Podría, si quisiera, reescribir, reinventar lo que fue escrito. O continuarlo. ¡Si creyera en las señales, en la transmigración de las almas! Yo comprendo el origen de ciertos colores, capto matices donde los expertos no se atreven a juzgar; porque son mis matices, mis colores; y utilizo las artes ocultas que no todos intuyen. Comprendo el mercurio, el agua, el Sol y la Luna. Lo que está arriba es igual que lo que está abajo. Lo que fue es lo mismo que hoy gira entre mis manos. La alquimia es una herencia y yo he heredado una voz que fue emitida por mí mismo hace más de cien años. Acepto la influencia y el influjo, acepto el discipulado; pero no niego la eternidad del gen ni la transmisión de ciertas propiedades. Cástor y Pólux, separados en el tiempo, hermanados en un mismo grito. Los débiles alzan la voz y persiguen de un mismo modo la transmutación que les conceda la fuerza, o el rostro de la fuerza.

Aquel que me descubrió la doble cara del crepúsculo, su fórmula primigenia; aquel con quien comparto el misterio de la última vocal: la U de los niños ultrasensibles; aquel que se aparece en cada uno de mis acaboses, insuflando vida, hermano en la balanza y en la pereza; ese buen samaritano que comparte conmigo su hambre, ese yo al que no conozco, desdoblado en mí, frente a mí, contra mí, dentro de los espejos.

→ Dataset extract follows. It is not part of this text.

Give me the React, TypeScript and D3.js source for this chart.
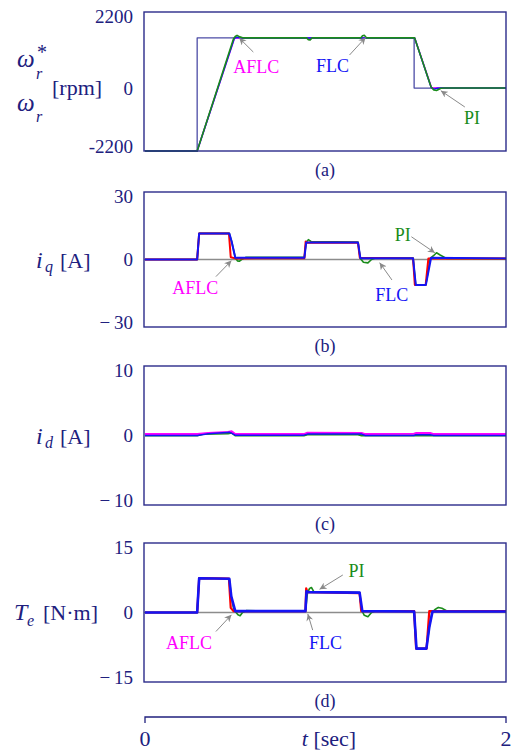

Él. Él es el compañero. Más bello que yo. Tan amigo, tan enemigo mío; tan igual a mí, tan diferente. Huesos y polvo en su sepultura. Él es la voz que me asusta y me distrae. Soy yo. Y es el otro.

Pero la metempsicosis es una estafa. El delirio es tan agradable... ¡Dejadme jugar! La alquimia no morirá nunca mientras exista una garganta que transmita el secreto. Los gimnasios nefandos pervivirán eternamente mientras haya un hombre capaz de conversar con los muertos. Sé lo que sienten mis iguales, discuto con los ausentes y contesto a mensajes hace tiempo enviados. Y no creo en la magia ni fui jamás nigromante. Ahora llamadme mitómano. Así me ayudaréis a mantener a salvo mi verdad.

Yo sé que quien me escucha tal vez no ha nacido aún. Podemos permitirnos no tener prisa. Así ha sido desde Gilgamesh hasta hoy. Y así será mientras el oro, la plata y el mercurio existan sobre la tierra.